The Royal Bank of Scotland has said it is reviewing the conduct of over 50 current and former trading employees globally, as well as "dozens" of supervisors and senior management executives.
So far six individuals have been placed into the disciplinary process, RBS also said.
RBS Chairman Sir Philip Hampton said:
The RBS board fully accepts the criticisms within today's announcements and condemns the actions of those employees responsible for this misconduct.
Today is a stark reminder of the importance of culture and integrity in banking and we will rightly be judged on the strength of our response."
Five banks, including RBS, have been issued fines by the Financial Conduct Authority over the foreign exchange (Forex) rigging scandal for "failing to control business practices".
George Osborne said Britain has been taking "tough action to clean up corruption by a few so that we have a financial system that works for everyone".
George Osborne said Britain's regulatory response to the financial crisis meant "the world can have confidence in the integrity of Britain's financial markets."
Mr Osborne said:
Today we take tough action to clean up corruption by a few so that we have a financial system that works for everyone. It’s part of a long term plan that is fixing what went wrong in Britain’s banks and our economy.
A number of traders have been suspended or fired, and the Serious Fraud Office are conducting criminal investigations. The banks that employed them face big fines - and I will ensure that these fines are used for the wider public good.
The Financial Conduct Authority said today's record fines over the foreign exchange (Forex) rigging scandal "mark the gravity of the failings we found".
FCA chief executive Martin Wheatley said in a statement:
The FCA does not tolerate conduct which imperils market integrity or the wider UK financial system.
Today’s record fines mark the gravity of the failings we found and firms need to take responsibility for putting it right.
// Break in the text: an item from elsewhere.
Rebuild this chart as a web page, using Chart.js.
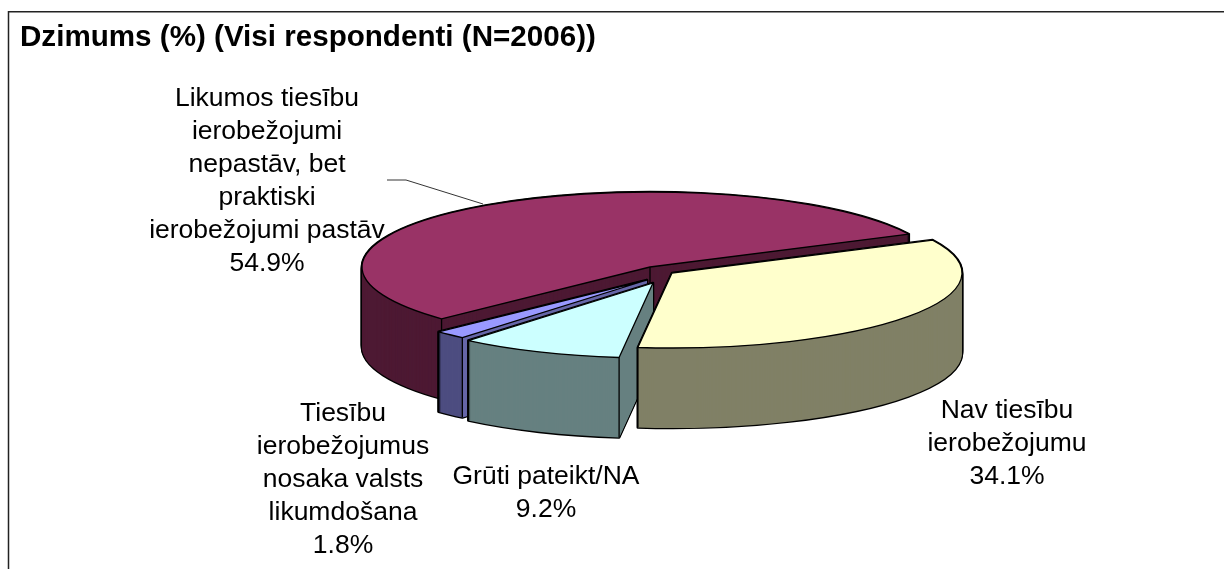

They must make sure their traders do not game the system to boost profits or leave the ethics of their conduct to compliance to worry about.
The Bank of England has said there is no evidence any of its officials were involved in any "unlawful or improper behaviour" in relation to the foreign exchange market.
The Bank published an independent report by Lord Grabiner QC covering the period 2005-2013, which found that no Bank staff were aware of any improper behaviour by banks caught up in a wide-ranging Forex scandal.
The US Commodity Futures Trading Commission has imposed fines totalling $1.4 billion (£879 million) on five banks over the Forex rigging scandal.
The penalties on the banks were issued as follows:
- Citibank - $310 million
- JPMorgan - $310 million
- RBS - $290 million
- UBS - $290 million
- HSBC - $275 million
Five banks have been issued fines by the Financial Conduct Authority over the foreign exchange (Forex) rigging scandal for "failing to control business practices".
The penalties are as follows:
- HSBC - £216,363,000
- Citibank - £225,575,000
- JPMorgan Chase Bank £222,166,000
- Royal Bank of Scotland £217,000,000
- UBS - £233,814,000
Barclays has not been named as one of the banks taking part in the FCA settlement.
Five banks have been fined a total of £1.1 billion over the foreign exchange (Forex) rigging scandal.
The Financial Conduct Authority said it was imposing the fines for "failing to control business practices in their G10 spot foreign exchange".
Six banking firms are braced for heavy fines over the foreign exchange (Forex) rigging scandal.
HSBC, Royal Bank of Scotland, Barclays, Citigroup, UBS and JP Morgan have all set aside money to pay whatever penalty the Financial Conduct Authority deems necessary.
ITV News Economics Editor Joel Hills explains:
The City regulator looks set to impose more than £1 billion in penalties on banks caught up in the foreign exchange (Forex) rigging scandal.
Six firms are said to have been in talks with the Financial Conduct Authority to reach a settlement over the alleged misconduct relating to the £3 trillion-a-day market.
Reports suggest each bank could face a penalty of between £225 million and £250 million, adding up to around £1.4 billion in total.
This would dwarf the £532 million in penalties imposed by the regulator on banks and City brokers over the previous big regulatory scandal involving the manipulation of the interbank lending rate, Libor.
Business Secretary Vince Cable has welcomed the launch of an inquiry into the dominance of major banks in the UK.
Mr Cable said Britain needed a "more competitive and effective banking market" that gives consumers more choice away from the big banks.
Business leaders also welcomed the CMA's announcement which "put business banking under the microscope".
John Longworth, director general of the British Chambers of Commerce, said Britain's "dysfunctional banking sector" which "impeded the growth prospects" of companies needed to be reviewed.